Retype the lines beneath this one, from the first through the line containing "(src) at (218,63.5)". Pictures are left out.
begin DATASET
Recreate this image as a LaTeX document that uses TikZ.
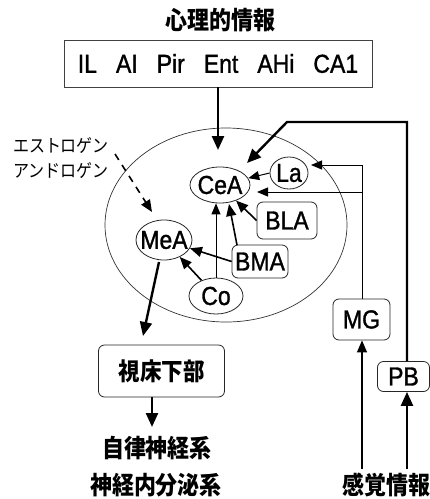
\documentclass[tikz,border=0pt]{standalone}
\usepackage{fontspec}
\setmainfont{Liberation Sans}
\newfontfamily\labf[FakeBold=1.3]{Liberation Sans}
\newfontfamily\jp{Noto Sans CJK JP}
\usetikzlibrary{shapes.geometric,arrows.meta}
\newcommand\vs[1]{\scalebox{1}[1.13]{#1}}
\tikzset{
  lab/.style={font=\labf\fontsize{23}{23}\selectfont, inner sep=0pt},
  every label/.style={font=\labf\fontsize{23}{23}\selectfont, inner sep=0pt},
  ell/.style={ellipse, draw=black!85, line width=0.8pt, inner sep=0pt, lab},
  rbox/.style={rectangle, rounded corners=6pt, draw=black!85, line width=0.8pt, inner sep=0pt, lab},
  jptext/.style={font=\jp\bfseries\fontsize{22}{22}\selectfont, inner sep=0pt},
  big/.style={line width=2.4pt, -{Triangle[length=14pt,width=12pt]}},
  mid/.style={line width=1.6pt, -{Triangle[length=12pt,width=10pt]}},
  slim/.style={line width=1pt, -{Triangle[length=11pt,width=9pt]}},
}
\begin{document}
\begin{tikzpicture}[x=1pt,y=-1pt]
\useasboundingbox (0,0) rectangle (430,499);

% title and source box
\node[jptext] (title) at (220,20) {\vs{心理的情報}};
\node[rectangle, draw=black!75, line width=0.8pt, minimum width=308pt, minimum height=47pt, lab]
  (src) at (218,63.5) {\vs{IL\hspace{19pt}AI\hspace{19pt}Pir\hspace{19pt}Ent\hspace{19pt}AHi\hspace{19pt}CA1}};

% amygdala
\node[ellipse, draw=black!80, line width=0.7pt, inner sep=0pt, minimum width=242pt, minimum height=194pt] (amy) at (226,225) {};
\node[ell, minimum width=60pt, minimum height=36pt, label=center:{\vs{CeA}}] (CeA) at (220,185) {};
\node[ell, minimum width=38pt, minimum height=32pt, label=center:{\vs{La}}] (La) at (289,173) {};
\node[rbox, minimum width=60pt, minimum height=37pt] (BLA) at (287,220.5) {\vs{BLA}};
\node[ell, minimum width=56pt, minimum height=40pt, label=center:{\vs{MeA}}] (MeA) at (164,240) {};
\node[rbox, minimum width=56pt, minimum height=33pt] (BMA) at (260,261.5) {\vs{BMA}};
\node[ell, minimum width=54pt, minimum height=36pt, label=center:{\vs{Co}}] (Co) at (216,296) {};

% right side
\node[rbox, minimum width=57pt, minimum height=41pt] (MG) at (361.5,319.5) {\vs{MG}};
\node[rbox, minimum width=52pt, minimum height=30pt] (PB) at (403.5,376.5) {\vs{PB}};
\node[jptext] (sense) at (386,485) {\vs{感覚情報}};

% hypothalamus and outputs
\node[rbox, minimum width=126pt, minimum height=52pt, font=\jp\bfseries\fontsize{21.5}{21.5}\selectfont] (hyp) at (161.5,371) {\vs{視床下部}};
\node[jptext] (ans) at (157,448) {\vs{自律神経系}};
\node[jptext] (neu) at (156,485) {\vs{神経内分泌系}};

% hormones
\node[font=\jp\fontsize{16}{16}\selectfont, inner sep=0pt] (estro) at (61,146) {\vs{エストロゲン}};
\node[font=\jp\fontsize{16}{16}\selectfont, inner sep=0pt] (andro) at (61,171) {\vs{アンドロゲン}};

% helper coordinates
\coordinate (ceaTop) at (218,150);
\coordinate (pbx) at (407,0);
\coordinate (c1) at (407,122);
\coordinate (c2) at (287,122);
\coordinate (ceaTR) at (247,163);
\coordinate (mgUp1) at (362,192);
\coordinate (mgUp2) at (362,165);
\coordinate (ceaR) at (257,192);
\coordinate (laR) at (311,165);
\coordinate (bmaTop) at (237,245);
\coordinate (ceaB) at (229,204);
\coordinate (meaOut) at (159,262);
\coordinate (hypIn) at (143,336);
\coordinate (hx) at (152,0);
\coordinate (ansIn) at (152,427);
\coordinate (dashS) at (115,154);
\coordinate (dashE) at (152,212);

% connectors
\draw[big] (src.south) -- (ceaTop);
\draw[big] (PB.north -| pbx) -- (c1) -- (c2) -- (ceaTR);
\draw[big] (sense.north -| pbx) ++(0,-4) -- (PB.south -| pbx);
\draw[line width=1.3pt, -{Triangle[length=12pt,width=10pt]}] (sense.north -| mgUp1) ++(0,-4) -- (MG.south -| mgUp1);
\draw[slim] (MG.north -| mgUp1) -- (mgUp1) -- (ceaR);
\draw[slim] (mgUp1) -- (mgUp2) -- (laR);
\draw[slim] (La.west) -- (CeA);
\draw[mid] (BLA.west) -- (CeA);
\draw[mid] (bmaTop) -- (ceaB);
\draw[slim] (Co.north) -- (Co.north |- CeA.south);
\draw[mid] (BMA.west) -- (MeA);
\draw[mid] (Co) -- (MeA);
\draw[big] (meaOut) -- (hypIn);
\draw[big] (hyp.south -| hx) -- (ansIn);
\draw[line width=1.6pt, dash pattern=on 7pt off 6pt, -{Triangle[length=12pt,width=10pt]}] (dashS) -- (dashE);
\end{tikzpicture}
\end{document}
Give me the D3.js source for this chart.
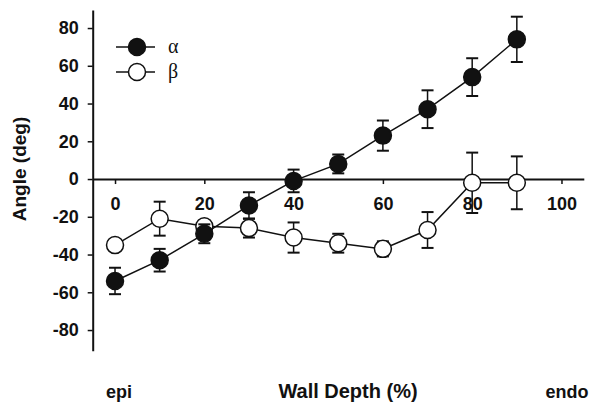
<!DOCTYPE html>
<html>
<head>
<meta charset="utf-8">
<script src="https://cdn.jsdelivr.net/npm/d3@7"></script>
<style>
  body { margin: 0; background: #fff; }
  text { font-family: "Liberation Sans", Arial, sans-serif; font-weight: bold; fill: #111; }
</style>
</head>
<body>
<div id="chart"></div>
<script>
// wall depth (%)
var depth = [0, 10, 20, 30, 40, 50, 60, 70, 80, 90];
// alpha angle and error (deg)
var alphaMean = [-54, -43, -29, -14, -1, 8, 23, 37, 54, 74];
var alphaErr  = [7, 6, 5, 7, 6, 5, 8, 10, 10, 12];
// beta angle and error (deg)
var betaMean = [-35, -21, -25, -26, -31, -34, -37, -27, -2, -2];
var betaErr  = [3, 9, 3, 5, 8, 5, 4, 9.5, 16, 14];

var xTicks = [0, 20, 40, 60, 80, 100];
var yTicks = [-80, -60, -40, -20, 0, 20, 40, 60, 80];

var width = 600,
    height = 416,
    markerR = 8.5,
    capW = 6;

var svg = d3.select("#chart")
    .append("svg")
    .attr("width", width)
    .attr("height", height);

var x = d3.scaleLinear()
    .domain([-5, 105])
    .range([92.7, 583.8]);

var y = d3.scaleLinear()
    .domain([-91, 89.5])
    .range([350.8, 10.1]);

// plain hyphen for negatives, like the original
var fmt = function (d) { return String(d); };

function styleAxis(g) {
    g.select(".domain").style("stroke", "#111").style("stroke-width", "2px");
    g.selectAll(".tick line").style("stroke", "#111").style("stroke-width", "1.5px");
    g.selectAll(".tick text")
        .style("font-size", "18px")
        .style("font-family", "'Liberation Sans', Arial, sans-serif")
        .style("font-weight", "bold")
        .style("fill", "#111");
}

// y axis
var yAxis = svg.append("g")
    .attr("transform", "translate(" + x(-5) + ",0)")
    .call(d3.axisLeft(y).tickValues(yTicks).tickFormat(fmt).tickSizeInner(5).tickSizeOuter(0).tickPadding(9));
styleAxis(yAxis);

// x axis along zero
var xAxis = svg.append("g")
    .attr("transform", "translate(0," + y(0) + ")")
    .call(d3.axisBottom(x).tickValues(xTicks).tickFormat(fmt).tickSizeInner(5).tickSizeOuter(0).tickPadding(13));
styleAxis(xAxis);

function drawSeries(mean, err, fill) {
    var pts = depth.map(function (d, i) { return { x: d, y: mean[i], e: err[i] }; });

    var g = svg.append("g");

    // error bars
    pts.forEach(function (p) {
        g.append("line")
            .attr("x1", x(p.x)).attr("x2", x(p.x))
            .attr("y1", y(p.y + p.e)).attr("y2", y(p.y - p.e))
            .style("stroke", "#111").style("stroke-width", "1.5px");
        [p.y + p.e, p.y - p.e].forEach(function (v) {
            g.append("line")
                .attr("x1", x(p.x) - capW).attr("x2", x(p.x) + capW)
                .attr("y1", y(v)).attr("y2", y(v))
                .style("stroke", "#111").style("stroke-width", "2px");
        });
    });

    g.append("path")
        .datum(pts)
        .attr("d", d3.line().x(function (d) { return x(d.x); }).y(function (d) { return y(d.y); }))
        .style("fill", "none")
        .style("stroke", "#111")
        .style("stroke-width", "1.5px");

    g.selectAll("circle")
        .data(pts)
        .enter().append("circle")
        .attr("cx", function (d) { return x(d.x); })
        .attr("cy", function (d) { return y(d.y); })
        .attr("r", markerR)
        .style("fill", fill)
        .style("stroke", "#111")
        .style("stroke-width", "1.5px");
}

drawSeries(betaMean, betaErr, "#fff");
drawSeries(alphaMean, alphaErr, "#111");

// legend
var legend = [{ label: "α", fill: "#111", cy: 47 }, { label: "β", fill: "#fff", cy: 72 }];
legend.forEach(function (l) {
    svg.append("line")
        .attr("x1", 116).attr("x2", 155)
        .attr("y1", l.cy).attr("y2", l.cy)
        .style("stroke", "#111").style("stroke-width", "1.5px");
    svg.append("circle")
        .attr("cx", 137).attr("cy", l.cy).attr("r", markerR)
        .style("fill", l.fill).style("stroke", "#111").style("stroke-width", "1.5px");
    svg.append("text")
        .attr("x", 168).attr("y", l.cy)
        .attr("dy", "0.32em")
        .text(l.label)
        .style("font-family", "'Liberation Serif', 'DejaVu Serif', serif")
        .style("font-weight", "normal")
        .style("font-size", "20px");
});

// axis titles
svg.append("text")
    .attr("transform", "translate(26,169) rotate(-90)")
    .attr("text-anchor", "middle")
    .text("Angle (deg)")
    .style("font-size", "19px");

svg.append("text")
    .attr("x", 348).attr("y", 398)
    .attr("text-anchor", "middle")
    .text("Wall Depth (%)")
    .style("font-size", "20px");

svg.append("text")
    .attr("x", 119).attr("y", 398)
    .attr("text-anchor", "middle")
    .text("epi")
    .style("font-size", "18px");

svg.append("text")
    .attr("x", 567).attr("y", 398)
    .attr("text-anchor", "middle")
    .text("endo")
    .style("font-size", "18px");
</script>
</body>
</html>
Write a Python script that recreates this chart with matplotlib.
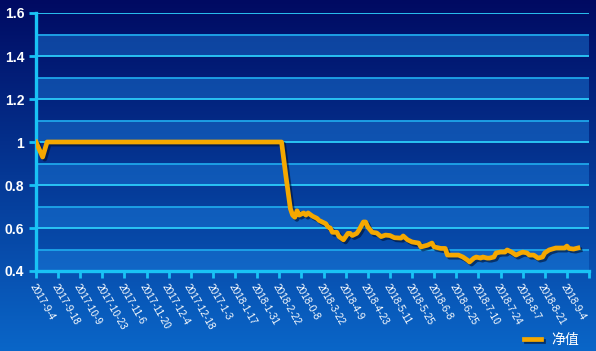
import numpy as np
import matplotlib
matplotlib.use('Agg')
import matplotlib.pyplot as plt
import matplotlib.patheffects as pe

# trading-day index and net value
day = [0, 3, 5, 111, 113, 115, 116, 117, 118, 119, 121, 122, 123, 125, 127, 128,
       131, 132, 133, 134, 136, 137, 139, 141, 142, 143, 145, 146, 148, 149, 150,
       152, 154, 156, 158, 160, 162, 165, 166, 168, 170, 173, 174, 177, 179, 180,
       183, 185, 186, 189, 191, 193, 195, 196, 198, 199, 201, 202, 204, 205, 207,
       208, 210, 212, 213, 215, 217, 219, 220, 222, 223, 225, 227, 229, 230, 232,
       235, 237, 239, 240, 241, 243, 245]
nav = [1.00, 0.93, 1.00, 1.00, 0.84, 0.69, 0.66, 0.65, 0.68, 0.66, 0.67, 0.66, 0.67, 0.655, 0.645, 0.635,
       0.62, 0.605, 0.60, 0.58, 0.58, 0.56, 0.545, 0.575, 0.575, 0.565, 0.575, 0.59, 0.628, 0.628, 0.605,
       0.58, 0.577, 0.56, 0.567, 0.565, 0.555, 0.553, 0.563, 0.545, 0.535, 0.53, 0.512, 0.52, 0.53, 0.512,
       0.505, 0.505, 0.474, 0.474, 0.474, 0.465, 0.451, 0.442, 0.46, 0.465, 0.46, 0.465, 0.46, 0.46, 0.465,
       0.484, 0.488, 0.488, 0.498, 0.488, 0.474, 0.484, 0.488, 0.484, 0.474, 0.474, 0.46, 0.465, 0.484, 0.498,
       0.507, 0.507, 0.507, 0.516, 0.505, 0.502, 0.507]

xlabels = ['2017-9-4', '2017-9-18', '2017-10-9', '2017-10-23', '2017-11-6', '2017-11-20',
           '2017-12-4', '2017-12-18', '2017-1-3', '2018-1-17', '2018-1-31', '2018-2-22',
           '2018-0-8', '2018-3-22', '2018-4-9', '2018-4-23', '2018-5-11', '2018-5-25',
           '2018-6-8', '2018-6-25', '2018-7-10', '2018-7-24', '2018-8-7', '2018-8-21', '2018-9-4']
series_name = '净值'

fig = plt.figure(figsize=(5.96, 3.51), dpi=100)

# gradient background
bg = fig.add_axes([0, 0, 1, 1], zorder=-10)
grad = np.linspace(0, 1, 256).reshape(-1, 1)
cmap = matplotlib.colors.LinearSegmentedColormap.from_list('bg', ['#000a62', '#0a66c8'])
bg.imshow(grad, aspect='auto', cmap=cmap, extent=[0, 1, 0, 1], origin='upper')
bg.axis('off')

ax = fig.add_axes([36/596, 1 - 271/351, 553/596, 258/351])
ax.set_facecolor('none')
ax.set_xlim(0, 250)
ax.set_ylim(0.4, 1.6)

# light stripes
for lo in np.arange(0.4, 1.6, 0.2):
    ax.axhspan(lo, lo + 0.1, color='#1c80e0', alpha=0.45, lw=0, zorder=0)

ax.set_yticks(np.arange(0.4, 1.61, 0.2))
ax.set_yticks(np.arange(0.5, 1.6, 0.2), minor=True)
ax.set_yticklabels(['0.4', '0.6', '0.8', '1', '1.2', '1.4', '1.6'])
ax.grid(True, which='major', axis='y', color='#2ccdfa', lw=1.3, zorder=1)
ax.grid(True, which='minor', axis='y', color='#1ea6ea', lw=1.3, zorder=1)
ax.tick_params(axis='y', which='minor', length=0)

ax.set_xticks(np.arange(0, 251, 10))
ax.set_xticklabels(xlabels + [''])

for s in ['top', 'right']:
    ax.spines[s].set_visible(False)
for s in ['left', 'bottom']:
    ax.spines[s].set_color('#19c3f5')
    ax.spines[s].set_linewidth(2.4)
ax.tick_params(axis='both', which='major', colors='#19c3f5', length=5, width=2)
for t in ax.get_yticklabels():
    t.set_color('white')
    t.set_fontweight('bold')
    t.set_fontsize(10)
    t.set_family('Liberation Sans')
for t in ax.get_xticklabels():
    t.set_color('white')
    t.set_fontsize(7.2)
    t.set_family('Liberation Sans')
    t.set_rotation(-60)
    t.set_ha('left')
    t.set_va('top')
    t.set_rotation_mode('anchor')
ax.tick_params(axis='x', pad=3)

ax.plot(day, nav, color='#f5a800', lw=3.4, label=series_name, zorder=5, solid_joinstyle='round',
        path_effects=[pe.SimpleLineShadow(offset=(1.5, -1.5), shadow_color='#001030', alpha=0.6), pe.Normal()])

leg = fig.legend(loc='center right', bbox_to_anchor=(592/596, 1 - 340/351), frameon=False,
                 handlelength=1.2, handletextpad=0.8, prop={'family': ['Noto Sans CJK SC', 'DejaVu Sans'], 'size': 10})
for t in leg.get_texts():
    t.set_color('white')

fig.savefig('out.png', dpi=100)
end DATASET
EXERCISE ANSWER —
Recreate this image as a LaTeX document that uses TikZ.
\documentclass[tikz,border=0pt]{standalone}
\usepackage{fontspec}
\setmainfont{Liberation Sans}
\newfontfamily\labf[FakeBold=1.3]{Liberation Sans}
\newfontfamily\jp{Noto Sans CJK JP}
\usetikzlibrary{shapes.geometric,arrows.meta}
\newcommand\vs[1]{\scalebox{1}[1.13]{#1}}
\tikzset{
  lab/.style={font=\labf\fontsize{23}{23}\selectfont, inner sep=0pt},
  every label/.style={font=\labf\fontsize{23}{23}\selectfont, inner sep=0pt},
  ell/.style={ellipse, draw=black!85, line width=0.8pt, inner sep=0pt, lab},
  rbox/.style={rectangle, rounded corners=6pt, draw=black!85, line width=0.8pt, inner sep=0pt, lab},
  jptext/.style={font=\jp\bfseries\fontsize{22}{22}\selectfont, inner sep=0pt},
  big/.style={line width=2.4pt, -{Triangle[length=14pt,width=12pt]}},
  mid/.style={line width=1.6pt, -{Triangle[length=12pt,width=10pt]}},
  slim/.style={line width=1pt, -{Triangle[length=11pt,width=9pt]}},
}
\begin{document}
\begin{tikzpicture}[x=1pt,y=-1pt]
\useasboundingbox (0,0) rectangle (430,499);

% title and source box
\node[jptext] (title) at (220,20) {\vs{心理的情報}};
\node[rectangle, draw=black!75, line width=0.8pt, minimum width=308pt, minimum height=47pt, lab]
  (src) at (218,63.5) {\vs{IL\hspace{19pt}AI\hspace{19pt}Pir\hspace{19pt}Ent\hspace{19pt}AHi\hspace{19pt}CA1}};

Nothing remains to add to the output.